A two-storey building on White Bay Road in Cayman Brac’s West End holds decades of movie magic history.
Many decades ago, it housed the island’s only movie theatre. It may have been closed more than 45 years ago, but it still holds many fond memories for its owner Gaston Grant, 81.
The theatre was opened in 1949 by Grant’s father Briton Bodden Grant.
Grant inherited it when Briton passed away in 1998 at the age of 82.
The construction of the building, which included Hanson Theatre and BBG Hanson General Store, was a big accomplishment for his father, Gaston Grant said.
The theatre was located on the top floor and the general store, which sold basic merchandise to the public was on the ground floor.
Briton named the general store after his wife Hannah, Grant said.
Grant said he wants to preserve his father’s memory, but is still toying with ideas. The building has become dilapidated and he believes it may need to be demolished. Whatever replaces the building, it won’t be another cinema, he said.
“Everyone has televisions now, that’s what killed the movies in the first place,” he said.
Grant said his father fell in love with the idea of showing moving pictures on the wall after watching his father showing them in their home and charging people sixpence.
He would show a moving picture of a rooster from a tiny projector that people called a ‘magic lantern’. To get people to return the next night, he would turn the rooster up-side down and tell people they were watching a ship.
“People came to watch it too,” Grant said with a laugh.
He said his father started showing movies on his front porch with a 16mm projector and fold-up screen. Eventually, when he had collected enough money, he built the building.

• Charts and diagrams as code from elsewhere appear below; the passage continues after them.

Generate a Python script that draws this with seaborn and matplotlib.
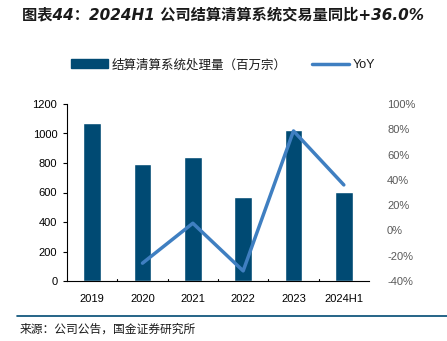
import matplotlib
matplotlib.use("Agg")
import matplotlib.pyplot as plt
import seaborn as sns
import pandas as pd
from matplotlib.lines import Line2D
from matplotlib.patches import Patch
from matplotlib.ticker import FuncFormatter

categories = ["2019", "2020", "2021", "2022", "2023", "2024H1"]
volume = [1074, 796, 841, 572, 1022, 603]
yoy_cats = ["2020", "2021", "2022", "2023", "2024H1"]
yoy = [-25.9, 5.7, -32.0, 78.7, 36.0]

sns.set_theme(style="white")
plt.rcParams['font.family'] = ['Liberation Sans', 'Noto Sans CJK SC', 'DejaVu Sans']

BAR = "#004A73"
LINE = "#3F7FC1"

fig = plt.figure(figsize=(4.47, 3.41), dpi=100)
ax = fig.add_axes([67/447, 1-281/341, 302/447, 177/341])

df = pd.DataFrame({"cat": categories, "v": volume})
sns.barplot(data=df, x="cat", y="v", color=BAR, width=0.35, ax=ax, saturation=1)
ax.set_ylim(0, 1200)
ax.set_yticks(range(0, 1201, 200))
ax.set_xlim(-0.5, 5.5)
ax.set_xlabel("")
ax.set_ylabel("")
for s in ["top", "right"]:
    ax.spines[s].set_visible(False)
for s in ["left", "bottom"]:
    ax.spines[s].set_color("black")
    ax.spines[s].set_linewidth(0.8)
ax.tick_params(axis="y", which="both", left=True, direction="out", length=3, width=0.8,
               labelsize=8, colors="black", pad=4)
ax.tick_params(axis="x", bottom=False, labelsize=8, colors="black", pad=3)
for xb in [0.5, 1.5, 2.5, 3.5, 4.5]:
    ax.plot([xb, xb], [0, 12], color="black", lw=0.8, clip_on=False)

ax2 = ax.twinx()
pos = [categories.index(c) for c in yoy_cats]
dl = pd.DataFrame({"x": pos, "y": yoy})
sns.lineplot(data=dl, x="x", y="y", color=LINE, lw=2.5, ax=ax2)
ax2.set_ylim(-40, 100)
ax2.set_yticks(range(-40, 101, 20))
ax2.yaxis.set_major_formatter(FuncFormatter(lambda v, p: f"{int(v)}%"))
ax2.set_ylabel("")
for s in ["top", "right", "left", "bottom"]:
    ax2.spines[s].set_visible(False)
ax2.tick_params(axis="y", right=False, labelsize=8, colors="#595959", pad=7)
ax2.set_xlim(-0.5, 5.5)

fig.text(22/447, 1-15/341, "图表44：2024H1 公司结算清算系统交易量同比+36.0%",
         fontsize=11, fontweight="bold", style="italic", va="center", ha="left",
         color="#1a1a1a", family=['DejaVu Sans', 'Noto Sans CJK SC'])

handles = [Patch(color=BAR), Line2D([0], [0], color=LINE, lw=2.5)]
labels = ["结算清算系统处理量（百万宗）", "YoY"]
leg = fig.legend(handles, labels, loc="center", bbox_to_anchor=(223/447, 1-65/341), ncol=2,
           frameon=False, fontsize=9, handlelength=3.0, handleheight=0.7,
           columnspacing=2.0, handletextpad=0.3)
for t in leg.get_texts():
    t.set_color("#1a1a1a")

fig.add_artist(Line2D([17/447, 1], [1-316/341, 1-316/341], color="#004A73", lw=1.2))
fig.text(20/447, 1-330/341, "来源：公司公告，国金证券研究所", fontsize=8.5, va="center",
         ha="left", color="#1a1a1a")

fig.savefig("out.png", dpi=100)
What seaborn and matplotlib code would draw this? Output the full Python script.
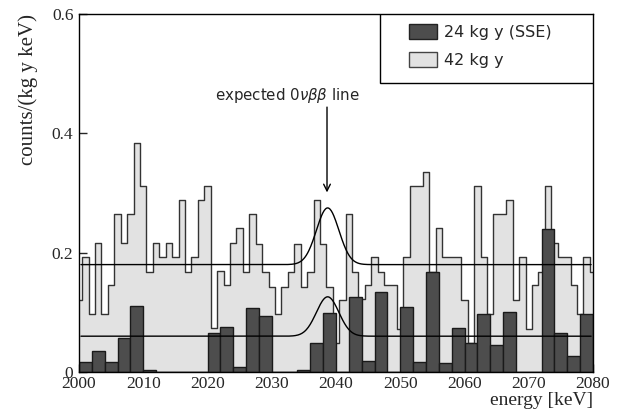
import numpy as np
import pandas as pd
import matplotlib
matplotlib.use("Agg")
import matplotlib.pyplot as plt
from matplotlib.patches import Patch, Rectangle
import seaborn as sns

# ---------------- data ----------------
# 42 kg y spectrum, 1 keV bins centred on integer energies
light_energy = list(range(2000, 2081))
light_counts = [
    0.120, 0.193, 0.097, 0.216, 0.097, 0.145, 0.265, 0.216, 0.265, 0.384,   # 2000-2009
    0.312, 0.168, 0.216, 0.193, 0.216, 0.193, 0.288, 0.168, 0.193, 0.288,   # 2010-2019
    0.312, 0.074, 0.170, 0.145, 0.216, 0.241, 0.167, 0.265, 0.214, 0.167,   # 2020-2029
    0.143, 0.097, 0.143, 0.167, 0.214, 0.143, 0.167, 0.288, 0.214, 0.143,   # 2030-2039
    0.048, 0.120, 0.265, 0.167, 0.122, 0.145, 0.192, 0.168, 0.145, 0.145,   # 2040-2049
    0.072, 0.193, 0.312, 0.312, 0.336, 0.167, 0.241, 0.193, 0.193, 0.193,   # 2050-2059
    0.120, 0.049, 0.312, 0.193, 0.097, 0.265, 0.265, 0.288, 0.120, 0.193,   # 2060-2069
    0.072, 0.145, 0.167, 0.312, 0.216, 0.193, 0.193, 0.145, 0.097, 0.193,   # 2070-2079
    0.167,                                                                  # 2080
]
# 24 kg y (SSE) spectrum, 2 keV bins starting at even energies
dark_start = list(range(2000, 2080, 2))
dark_counts = [
    0.017, 0.036, 0.017, 0.057, 0.111,   # 2000-2008
    0.004, 0.0, 0.0, 0.0, 0.0,           # 2010-2018
    0.066, 0.076, 0.008, 0.107, 0.094,   # 2020-2028
    0.0, 0.0, 0.003, 0.048, 0.099,       # 2030-2038
    0.0, 0.125, 0.018, 0.134, 0.0,       # 2040-2048
    0.109, 0.016, 0.167, 0.015, 0.074,   # 2050-2058
    0.049, 0.097, 0.046, 0.101, 0.0,     # 2060-2068
    0.0, 0.240, 0.065, 0.027, 0.097,     # 2070-2078
]
# expected line shapes: flat background + gaussian at Q
line_bkg = [0.180, 0.060]
line_amp = [0.095, 0.066]
line_mu = 2038.7
line_sigma = 1.75

legend_labels = ["24 kg y (SSE)", "42 kg y"]
x_ticks = [2000, 2010, 2020, 2030, 2040, 2050, 2060, 2070, 2080]
y_ticks = [0, 0.2, 0.4, 0.6]
y_ticklabels = ["0", "0.2", "0.4", "0.6"]

# ---------------- style ----------------
sns.set_style("ticks")
plt.rcParams["font.family"] = ["Liberation Serif", "DejaVu Serif"]
plt.rcParams["mathtext.fontset"] = "dejavusans"

LIGHT = "#e2e2e2"
DARK = "#4d4d4d"

fig = plt.figure(figsize=(6.25, 4.13), dpi=100)
ax = fig.add_axes([0.1264, 0.0993, 0.8224, 0.8667])

light_df = pd.DataFrame({"energy": light_energy, "w": light_counts})
light_edges = [1999.5 + i for i in range(82)]
sns.histplot(data=light_df, x="energy", weights="w", bins=light_edges,
             element="step", fill=True, color=LIGHT, alpha=1.0,
             edgecolor="#333333", linewidth=1.0, ax=ax, zorder=1)

dark_df = pd.DataFrame({"energy": [s + 1 for s in dark_start], "w": dark_counts})
dark_edges = [2000 + 2 * i for i in range(41)]
sns.histplot(data=dark_df, x="energy", weights="w", bins=dark_edges,
             element="bars", fill=True, color=DARK, alpha=1.0,
             edgecolor="#1a1a1a", linewidth=1.0, ax=ax, zorder=2)

xs = np.linspace(2000.3, 2079.7, 800)
for b, a in zip(line_bkg, line_amp):
    ys = b + a * np.exp(-0.5 * ((xs - line_mu) / line_sigma) ** 2)
    sns.lineplot(x=xs, y=ys, color="black", linewidth=1.0, ax=ax, zorder=4)

ax.set_xlim(2000, 2080)
ax.set_ylim(0, 0.6)
ax.set_xticks(x_ticks)
ax.set_yticks(y_ticks)
ax.set_yticklabels(y_ticklabels)
ax.tick_params(direction="in", length=6, width=1, labelsize=12.5, pad=4)
ax.tick_params(axis="x", pad=3)
for sp in ax.spines.values():
    sp.set_visible(True)
    sp.set_linewidth(1.0)
    sp.set_color("black")

ax.set_xlabel("energy [keV]", fontsize=14, loc="right", labelpad=0)
ax.set_ylabel("counts/(kg y keV)", fontsize=15, loc="top", labelpad=10)

# annotation
ax.text(2032.45, 0.464, r"expected 0$\nu\beta\beta$ line", ha="center", va="center",
        fontsize=10.8, family="DejaVu Sans", zorder=6)
ax.annotate("", xy=(2038.6, 0.301), xytext=(2038.6, 0.444),
            arrowprops=dict(arrowstyle="->", lw=1.0, color="black",
                            shrinkA=0, shrinkB=0, mutation_scale=12), zorder=6)

# legend box
ax.add_patch(Rectangle((0.586, 0.808), 0.414, 0.192, transform=ax.transAxes,
                       facecolor="white", edgecolor="black", lw=1.0, zorder=7))
handles = [Patch(facecolor=DARK, edgecolor="#222222", lw=1.0),
           Patch(facecolor=LIGHT, edgecolor="#444444", lw=1.0)]
leg = ax.legend(handles, legend_labels, loc="upper left",
                bbox_to_anchor=(0.624, 1.0), frameon=False,
                prop={"family": "DejaVu Sans", "size": 11.5},
                handlelength=1.75, handleheight=1.1, handletextpad=0.45,
                labelspacing=0.75, borderpad=0.1)
leg.set_zorder(8)

fig.savefig("out.png", dpi=100)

“Growing up in West End, Cayman Brac, in the early fifties, the theatre played a major role in the lives of the citizens of the country,” said resident Carley Parchman, 78.
He said he would buy ice-cream, patties, candies, popcorn and other light snacks at the shop downstairs before heading up to watch the movies.
The main entrance to the theatre was a wooden staircase leading up from the side of the building. The stairs were rebuilt in cement years later, Grant said.
The projector room was on an open stand at the top of a flight of six steps leading up from the theatre floor.
The movies, which were shown every night of the week, were delivered every three weeks by Parcel Post from Trinidad.
At the time, movie admission was 2 shillings.
The first movie Grant remembers his father showing was ‘Fiesta’, a 1947 musical drama about an aspiring bullfighter, starring actress Esther Williams.
He laughs when he recalls a grandmother telling her granddaughter to “let’s get out of here” before that bull gets away and kills everyone in the theatre.
He said Sundays were reserved for a Billy Graham special or a Christian movie.
Mostly westerns, such as ‘The Durango Kid: Blazing the Western Trail’ were shown throughout the week.
Grant and his brother Geddes helped their father operate the projector each night.
Brac resident Ward Scott said he went inside to examine the old theatre with Grant recently to check out the building.
Rummaging through the old building, Scott discovered an old movie reel which he found hidden behind one of the theatre walls.
He pulled it out only to discover it contained old footage of a horse race filmed at the Tropical Park Race Track in Miami, Florida.
“It is a film, much like how a person would do a video today. The race is Number 9 on January 11, 1966. It is a silent film and after getting it restored, I hope to post it on an up-and-coming Cayman Brac YouTube channel,” Scott said.